Congratulations, fellow North Shore golfers. You made it through another hellacious winter of blizzards, sub-zero temperatures, A-Rod hysteria, bizarre Britney Spears behavior, the second weeklong Patriots Super Bowl celebration in three years and hefty heating bills. Now it’s time to reap your reward: the best golf season of your life. And I don’t mean strictly as a player. Have a great season reading, viewing and buying golf, too.

Here are a few of my 2004 wishes for those of you who make the North Shore golf scene such a special place:

• That Kernwood head professional Frank Dully breaks through and wins his first New England PGA Championship in August, after finishing second four times and leading after the first round in 2003.

• That The Golf Channel never goes off basic cable again.

• That you never have to put off your scheduled match because of rain.

• That you successfully convince your S.O., a golf widow/widower, that love is infinitely more passionate for couples who golf together.

• That you appreciate the remarkable story of teenage sensation Michelle Wie.

• That the Cape Ann’s favorite golfing son, Pat Bates, breaks through with his first PGA Tour win.

• That the Salem Country Club membership continues its generous policy of giving back to the game and invites the USGA to conduct another national championship on its marvelous layout in the not-too-distant future.

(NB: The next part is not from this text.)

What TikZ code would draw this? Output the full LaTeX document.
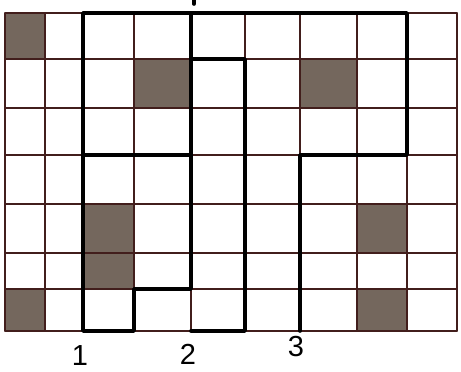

• That Myopia Hunt Club makes the same gesture. The last USGA event the Hamilton club hosted occurred in 1908. It’s certainly time for another.

• That two of the finest municipally owned golf facilities in New England, Beverly Golf & Tennis and Larry Gannon Memorial in Lynn, resolve their on-going “issues” and concentrate on providing the best golf experiences possible to their members and guests.

• That by the time you read this, Arnold Palmer will have completed his 50th and final Masters appearance in a blaze of glory that none of us will ever forget.

• That Woburn pro Paul Barkhouse has one more NEPGA Seniors Champion-ship victory in his golf bag.

• That all of your topped drives, shanked wedges and four-putt greens are past history.

• That Lynnfield-born Dana Quigley, at the ripe young age of 57, enjoys his finest year ever on the Champions Tour and wins at least one “major.”

• That you get to play Pebble Beach or Olde Head in Ireland, irrespective of the miles to travel and the steep greens fee to pay.

• That you read Dan Jenkins’ Dead Solid Perfect, the funniest golf novel ever written, and Beverly resident John Updike’s Golf Dreams.

• That you will forsake the golf buggy and use your trusty feet to traverse your favorite courses.

• That you will find more balls than you lose.

• That the golf season lasts well into November.

• That you win the big raffle prize at one of the expensive charity tournaments you play in – a golf holiday to Bermuda.

• That you record your first hole-in-one with plenty of witnesses, not when you are playing as a single some weekday at dusk.

• That Beverly native and Salem CC member Dick Harrison, formerly of The Mass Cup, makes a successful return to the corporate golf business.

• That someone of Bob Hope’s stature and dignity takes up the torch as the game’s No. 1 ambassador.

• That we all pause for a moment and remember one of the greatest achievements in the history of women’s golf – cancer-stricken Babe Zaharias’ 12-stroke victory in the United States Women’s Open 50 years ago at Salem CC.

• That you get a chance to spend at least one day at the 2004 U.S. Women’s Open at another gem of a Donald Ross-designed layout – The Orchards in Hadley. The two-hour drive each way will be well worth it.

• That you dream your greatest fantasy to conclusion on a summer night, in which you defeat Nicklaus, Woods, Hogan and Palmer in an 18-hole playoff for the U.S. Open at Shinnecock Hills.

• That you play more golf than you watch on television, even after the big head start the “watching” got the first three months of the year.

• That, every time you make it to the course, you appreciate the game for its most important gifts – exercise, fresh air, the sunshine and kinsmanship – and not worry about the abundance of double bogeys nor the dearth of birdies.